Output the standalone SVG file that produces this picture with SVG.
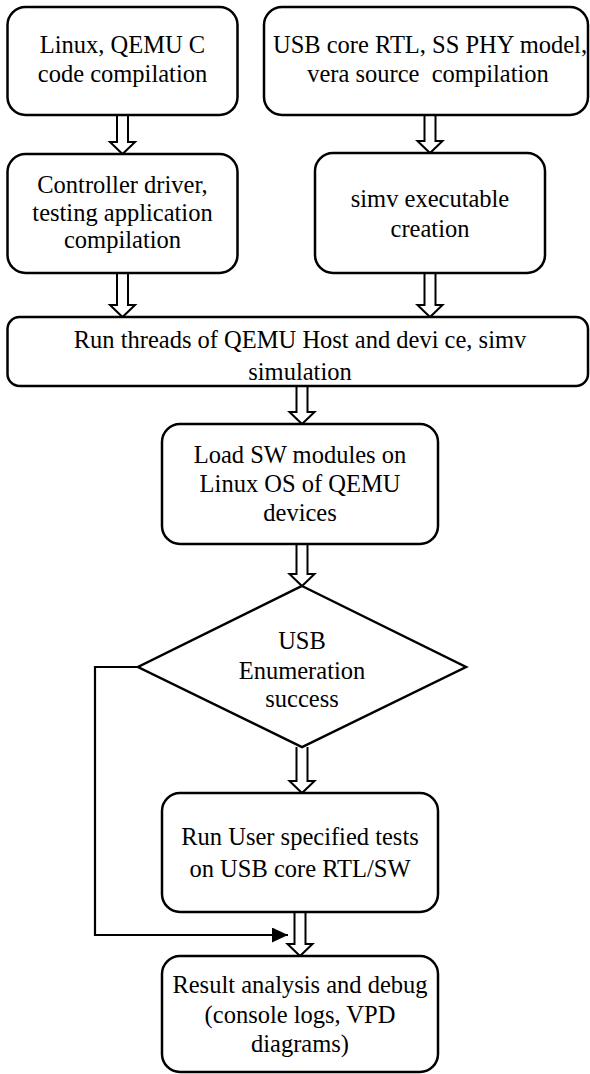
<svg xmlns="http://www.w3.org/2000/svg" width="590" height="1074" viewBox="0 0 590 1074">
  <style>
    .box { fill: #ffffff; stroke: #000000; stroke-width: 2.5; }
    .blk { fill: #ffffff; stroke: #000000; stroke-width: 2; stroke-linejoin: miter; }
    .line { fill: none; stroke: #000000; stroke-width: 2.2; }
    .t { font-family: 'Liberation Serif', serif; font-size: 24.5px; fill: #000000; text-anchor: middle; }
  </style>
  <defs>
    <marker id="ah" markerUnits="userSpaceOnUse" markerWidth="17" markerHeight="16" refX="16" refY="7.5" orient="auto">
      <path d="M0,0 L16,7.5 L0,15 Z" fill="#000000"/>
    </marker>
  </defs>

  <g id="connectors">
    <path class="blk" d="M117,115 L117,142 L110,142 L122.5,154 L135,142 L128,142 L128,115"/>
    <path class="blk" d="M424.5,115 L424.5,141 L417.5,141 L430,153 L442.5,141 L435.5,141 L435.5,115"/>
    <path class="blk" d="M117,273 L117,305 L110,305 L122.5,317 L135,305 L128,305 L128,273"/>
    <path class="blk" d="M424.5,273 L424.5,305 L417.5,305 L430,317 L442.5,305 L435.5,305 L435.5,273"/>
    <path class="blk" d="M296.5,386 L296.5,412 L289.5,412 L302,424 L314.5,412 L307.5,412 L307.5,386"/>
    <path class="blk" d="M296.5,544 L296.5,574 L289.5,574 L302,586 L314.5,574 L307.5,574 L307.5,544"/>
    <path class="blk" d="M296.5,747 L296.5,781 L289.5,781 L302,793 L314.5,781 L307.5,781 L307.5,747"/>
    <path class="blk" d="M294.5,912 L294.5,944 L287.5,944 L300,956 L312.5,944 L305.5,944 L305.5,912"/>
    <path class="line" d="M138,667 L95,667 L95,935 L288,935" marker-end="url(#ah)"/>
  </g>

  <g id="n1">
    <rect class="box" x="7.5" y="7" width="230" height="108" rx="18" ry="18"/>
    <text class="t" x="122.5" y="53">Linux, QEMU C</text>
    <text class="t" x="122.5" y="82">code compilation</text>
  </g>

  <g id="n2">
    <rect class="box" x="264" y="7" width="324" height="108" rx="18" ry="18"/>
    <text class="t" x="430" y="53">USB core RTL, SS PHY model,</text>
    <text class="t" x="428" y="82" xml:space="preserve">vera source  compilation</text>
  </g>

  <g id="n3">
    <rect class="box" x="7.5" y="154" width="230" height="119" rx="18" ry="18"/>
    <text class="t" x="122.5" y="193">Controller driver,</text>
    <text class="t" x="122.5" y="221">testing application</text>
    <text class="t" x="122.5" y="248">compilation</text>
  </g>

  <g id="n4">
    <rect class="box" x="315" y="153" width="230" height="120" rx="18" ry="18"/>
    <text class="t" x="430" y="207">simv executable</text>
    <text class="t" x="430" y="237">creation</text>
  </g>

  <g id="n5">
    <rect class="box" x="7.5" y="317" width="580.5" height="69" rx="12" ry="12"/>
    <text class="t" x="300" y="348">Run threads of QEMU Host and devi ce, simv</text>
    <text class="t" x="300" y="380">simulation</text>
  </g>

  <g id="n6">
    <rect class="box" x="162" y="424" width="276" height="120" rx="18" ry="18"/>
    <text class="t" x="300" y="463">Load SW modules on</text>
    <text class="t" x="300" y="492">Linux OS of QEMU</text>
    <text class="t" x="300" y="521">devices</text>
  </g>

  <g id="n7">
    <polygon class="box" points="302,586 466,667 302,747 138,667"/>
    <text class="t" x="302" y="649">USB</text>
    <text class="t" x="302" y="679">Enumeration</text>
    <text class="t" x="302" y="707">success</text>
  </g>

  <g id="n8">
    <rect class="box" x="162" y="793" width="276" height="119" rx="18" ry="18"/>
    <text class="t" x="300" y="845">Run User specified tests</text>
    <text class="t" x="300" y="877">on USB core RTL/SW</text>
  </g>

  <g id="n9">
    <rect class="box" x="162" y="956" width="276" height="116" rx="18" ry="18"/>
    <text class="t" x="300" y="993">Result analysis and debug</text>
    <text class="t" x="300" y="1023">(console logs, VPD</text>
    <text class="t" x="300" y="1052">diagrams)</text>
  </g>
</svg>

:: WHAT IS REQUIRED ::
Return each line exactly as written. Any picture gets left out.

:: REPLY ::
Output the standalone SVG file that produces this picture with SVG.
<svg xmlns="http://www.w3.org/2000/svg" width="590" height="1074" viewBox="0 0 590 1074">
  <style>
    .box { fill: #ffffff; stroke: #000000; stroke-width: 2.5; }
    .blk { fill: #ffffff; stroke: #000000; stroke-width: 2; stroke-linejoin: miter; }
    .line { fill: none; stroke: #000000; stroke-width: 2.2; }
    .t { font-family: 'Liberation Serif', serif; font-size: 24.5px; fill: #000000; text-anchor: middle; }
  </style>
  <defs>
    <marker id="ah" markerUnits="userSpaceOnUse" markerWidth="17" markerHeight="16" refX="16" refY="7.5" orient="auto">
      <path d="M0,0 L16,7.5 L0,15 Z" fill="#000000"/>
    </marker>
  </defs>

  <g id="connectors">
    <path class="blk" d="M117,115 L117,142 L110,142 L122.5,154 L135,142 L128,142 L128,115"/>
    <path class="blk" d="M424.5,115 L424.5,141 L417.5,141 L430,153 L442.5,141 L435.5,141 L435.5,115"/>
    <path class="blk" d="M117,273 L117,305 L110,305 L122.5,317 L135,305 L128,305 L128,273"/>
    <path class="blk" d="M424.5,273 L424.5,305 L417.5,305 L430,317 L442.5,305 L435.5,305 L435.5,273"/>
    <path class="blk" d="M296.5,386 L296.5,412 L289.5,412 L302,424 L314.5,412 L307.5,412 L307.5,386"/>
    <path class="blk" d="M296.5,544 L296.5,574 L289.5,574 L302,586 L314.5,574 L307.5,574 L307.5,544"/>
    <path class="blk" d="M296.5,747 L296.5,781 L289.5,781 L302,793 L314.5,781 L307.5,781 L307.5,747"/>
    <path class="blk" d="M294.5,912 L294.5,944 L287.5,944 L300,956 L312.5,944 L305.5,944 L305.5,912"/>
    <path class="line" d="M138,667 L95,667 L95,935 L288,935" marker-end="url(#ah)"/>
  </g>

  <g id="n1">
    <rect class="box" x="7.5" y="7" width="230" height="108" rx="18" ry="18"/>
    <text class="t" x="122.5" y="53">Linux, QEMU C</text>
    <text class="t" x="122.5" y="82">code compilation</text>
  </g>

  <g id="n2">
    <rect class="box" x="264" y="7" width="324" height="108" rx="18" ry="18"/>
    <text class="t" x="430" y="53">USB core RTL, SS PHY model,</text>
    <text class="t" x="428" y="82" xml:space="preserve">vera source  compilation</text>
  </g>

  <g id="n3">
    <rect class="box" x="7.5" y="154" width="230" height="119" rx="18" ry="18"/>
    <text class="t" x="122.5" y="193">Controller driver,</text>
    <text class="t" x="122.5" y="221">testing application</text>
    <text class="t" x="122.5" y="248">compilation</text>
  </g>

  <g id="n4">
    <rect class="box" x="315" y="153" width="230" height="120" rx="18" ry="18"/>
    <text class="t" x="430" y="207">simv executable</text>
    <text class="t" x="430" y="237">creation</text>
  </g>

  <g id="n5">
    <rect class="box" x="7.5" y="317" width="580.5" height="69" rx="12" ry="12"/>
    <text class="t" x="300" y="348">Run threads of QEMU Host and devi ce, simv</text>
    <text class="t" x="300" y="380">simulation</text>
  </g>

  <g id="n6">
    <rect class="box" x="162" y="424" width="276" height="120" rx="18" ry="18"/>
    <text class="t" x="300" y="463">Load SW modules on</text>
    <text class="t" x="300" y="492">Linux OS of QEMU</text>
    <text class="t" x="300" y="521">devices</text>
  </g>

  <g id="n7">
    <polygon class="box" points="302,586 466,667 302,747 138,667"/>
    <text class="t" x="302" y="649">USB</text>
    <text class="t" x="302" y="679">Enumeration</text>
    <text class="t" x="302" y="707">success</text>
  </g>

  <g id="n8">
    <rect class="box" x="162" y="793" width="276" height="119" rx="18" ry="18"/>
    <text class="t" x="300" y="845">Run User specified tests</text>
    <text class="t" x="300" y="877">on USB core RTL/SW</text>
  </g>

  <g id="n9">
    <rect class="box" x="162" y="956" width="276" height="116" rx="18" ry="18"/>
    <text class="t" x="300" y="993">Result analysis and debug</text>
    <text class="t" x="300" y="1023">(console logs, VPD</text>
    <text class="t" x="300" y="1052">diagrams)</text>
  </g>
</svg>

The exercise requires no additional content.